Another prevalent issue is alcohol. We need to raise the awareness of the dangers of binge drinking and the fact that alcohol adversely alters behaviour to help teenagers avoid doing something they might regret.
Another issue is family break-ups. An interesting statistic is that one in five children are now living in single parent households. There is a shift in the perception of single parents and one of the quotes in the book is from Dianne Fitzjames, team leader of the adolescent service at Prince of Wales hospital, who states “It has been well established by research that in order to develop normally we need only one "good enough" relationship with a parental figure …the quality of relationships in the child's life is more important than whether families have one parent or two”.
It is important for young people to know that if their family splits up, after the initial period of discomfort and adjustment, they still have every opportunity to thrive. And even if their childhood lacked love, they have the opportunity to change that by creating more love in their lives and opening themselves up to those who love them now.

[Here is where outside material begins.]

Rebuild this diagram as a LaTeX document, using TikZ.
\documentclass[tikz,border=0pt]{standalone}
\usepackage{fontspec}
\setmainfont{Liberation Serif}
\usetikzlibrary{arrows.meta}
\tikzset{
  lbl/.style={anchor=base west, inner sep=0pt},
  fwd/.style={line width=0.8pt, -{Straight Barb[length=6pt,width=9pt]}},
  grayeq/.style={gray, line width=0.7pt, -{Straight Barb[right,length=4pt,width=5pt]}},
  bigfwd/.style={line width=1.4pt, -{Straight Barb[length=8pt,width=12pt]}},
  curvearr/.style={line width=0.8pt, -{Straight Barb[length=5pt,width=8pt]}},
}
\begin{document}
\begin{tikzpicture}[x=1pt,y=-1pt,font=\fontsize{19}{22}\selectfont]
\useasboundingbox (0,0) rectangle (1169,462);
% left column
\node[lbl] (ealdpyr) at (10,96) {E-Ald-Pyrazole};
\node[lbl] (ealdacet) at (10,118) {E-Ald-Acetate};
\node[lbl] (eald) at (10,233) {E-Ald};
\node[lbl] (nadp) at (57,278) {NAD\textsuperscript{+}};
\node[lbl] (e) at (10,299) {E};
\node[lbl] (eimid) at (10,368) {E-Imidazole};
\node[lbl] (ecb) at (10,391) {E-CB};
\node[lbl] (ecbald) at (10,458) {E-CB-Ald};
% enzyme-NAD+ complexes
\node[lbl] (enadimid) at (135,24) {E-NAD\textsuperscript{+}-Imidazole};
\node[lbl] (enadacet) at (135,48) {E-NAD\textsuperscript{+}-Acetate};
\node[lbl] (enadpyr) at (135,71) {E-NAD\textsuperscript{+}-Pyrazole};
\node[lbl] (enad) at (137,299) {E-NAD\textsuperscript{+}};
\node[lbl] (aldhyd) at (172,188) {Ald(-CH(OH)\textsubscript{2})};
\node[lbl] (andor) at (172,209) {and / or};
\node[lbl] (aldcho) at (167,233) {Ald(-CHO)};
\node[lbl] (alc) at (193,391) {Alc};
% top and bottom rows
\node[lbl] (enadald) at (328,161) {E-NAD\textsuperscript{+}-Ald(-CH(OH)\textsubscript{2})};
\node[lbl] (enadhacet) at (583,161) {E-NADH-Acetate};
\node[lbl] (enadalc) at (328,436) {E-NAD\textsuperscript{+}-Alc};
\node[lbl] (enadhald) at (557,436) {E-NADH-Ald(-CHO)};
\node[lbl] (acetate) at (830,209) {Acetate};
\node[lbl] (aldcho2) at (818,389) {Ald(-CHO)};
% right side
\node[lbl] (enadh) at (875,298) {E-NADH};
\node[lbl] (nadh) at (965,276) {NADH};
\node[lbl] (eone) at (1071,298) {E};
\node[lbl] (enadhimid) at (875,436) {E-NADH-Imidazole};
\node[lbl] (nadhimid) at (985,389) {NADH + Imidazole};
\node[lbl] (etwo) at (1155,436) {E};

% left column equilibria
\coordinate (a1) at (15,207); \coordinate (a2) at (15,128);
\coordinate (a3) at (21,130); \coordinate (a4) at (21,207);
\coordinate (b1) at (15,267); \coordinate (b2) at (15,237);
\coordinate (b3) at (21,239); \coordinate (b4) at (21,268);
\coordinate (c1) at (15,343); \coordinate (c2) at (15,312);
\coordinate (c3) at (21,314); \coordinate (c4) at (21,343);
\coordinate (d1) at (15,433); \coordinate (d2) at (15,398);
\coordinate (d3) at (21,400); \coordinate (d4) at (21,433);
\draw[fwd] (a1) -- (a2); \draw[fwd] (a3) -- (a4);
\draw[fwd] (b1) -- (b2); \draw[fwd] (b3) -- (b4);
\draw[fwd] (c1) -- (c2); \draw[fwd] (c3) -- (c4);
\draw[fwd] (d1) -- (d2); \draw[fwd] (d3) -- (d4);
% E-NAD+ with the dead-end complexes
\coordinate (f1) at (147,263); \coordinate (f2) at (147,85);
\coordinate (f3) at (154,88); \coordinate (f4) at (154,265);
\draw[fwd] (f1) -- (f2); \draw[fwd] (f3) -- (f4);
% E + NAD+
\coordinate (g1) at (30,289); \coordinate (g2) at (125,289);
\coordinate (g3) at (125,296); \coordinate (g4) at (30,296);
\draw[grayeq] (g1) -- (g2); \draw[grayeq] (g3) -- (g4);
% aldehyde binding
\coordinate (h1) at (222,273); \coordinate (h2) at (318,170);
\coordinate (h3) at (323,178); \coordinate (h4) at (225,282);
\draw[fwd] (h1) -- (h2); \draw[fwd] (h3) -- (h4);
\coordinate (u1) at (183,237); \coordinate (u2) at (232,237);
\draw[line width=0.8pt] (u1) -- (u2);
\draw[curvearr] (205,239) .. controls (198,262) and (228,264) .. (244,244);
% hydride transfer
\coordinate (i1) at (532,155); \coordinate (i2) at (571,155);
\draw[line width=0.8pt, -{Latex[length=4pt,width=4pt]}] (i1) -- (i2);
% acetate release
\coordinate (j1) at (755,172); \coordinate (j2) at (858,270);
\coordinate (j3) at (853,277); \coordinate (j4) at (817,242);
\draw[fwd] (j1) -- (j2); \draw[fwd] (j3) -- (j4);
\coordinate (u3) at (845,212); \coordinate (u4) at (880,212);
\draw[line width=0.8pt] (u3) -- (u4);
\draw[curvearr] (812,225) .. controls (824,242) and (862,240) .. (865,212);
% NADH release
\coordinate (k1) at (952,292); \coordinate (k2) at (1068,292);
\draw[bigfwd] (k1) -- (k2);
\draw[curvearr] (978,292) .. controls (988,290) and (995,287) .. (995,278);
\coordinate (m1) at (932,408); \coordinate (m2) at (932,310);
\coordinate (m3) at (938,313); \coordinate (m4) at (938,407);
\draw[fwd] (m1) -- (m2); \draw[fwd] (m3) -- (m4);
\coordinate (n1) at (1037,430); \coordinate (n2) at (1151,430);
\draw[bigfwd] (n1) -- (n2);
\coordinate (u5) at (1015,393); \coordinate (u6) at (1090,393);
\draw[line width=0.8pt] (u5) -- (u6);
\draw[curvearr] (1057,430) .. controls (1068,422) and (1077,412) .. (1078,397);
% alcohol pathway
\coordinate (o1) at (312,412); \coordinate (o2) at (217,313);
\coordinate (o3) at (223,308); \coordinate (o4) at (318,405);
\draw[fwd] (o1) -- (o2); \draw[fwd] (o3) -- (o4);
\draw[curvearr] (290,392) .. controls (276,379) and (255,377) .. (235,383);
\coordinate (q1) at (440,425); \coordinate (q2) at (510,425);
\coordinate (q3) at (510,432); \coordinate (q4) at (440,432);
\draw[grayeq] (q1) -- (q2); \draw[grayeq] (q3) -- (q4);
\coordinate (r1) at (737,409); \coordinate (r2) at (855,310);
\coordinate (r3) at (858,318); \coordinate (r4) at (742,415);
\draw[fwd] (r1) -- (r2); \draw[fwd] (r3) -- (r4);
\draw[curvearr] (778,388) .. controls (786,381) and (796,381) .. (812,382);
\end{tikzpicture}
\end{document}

6. What is the overall aim of your book?
The aim of my book is to provide a comprehensive account of the issues affecting teenagers today and strategies to work through and overcome these issues. The real life stories of teens in crisis, expert advice, practical tips, websites and many other supportive resources are all there to help teens better understand how to find their way through. Having faced some pretty tough issues myself, the book is underpinned with my own experiences, knowledge and wisdom. The last part of the book provides insights for teens about changing perspective, becoming self aware and making positive choices to work towards achieving their goals.
My overall aim is also to help teenagers find their potential and confidence so that they can move forward and live with happiness, fulfilment, direction and purpose.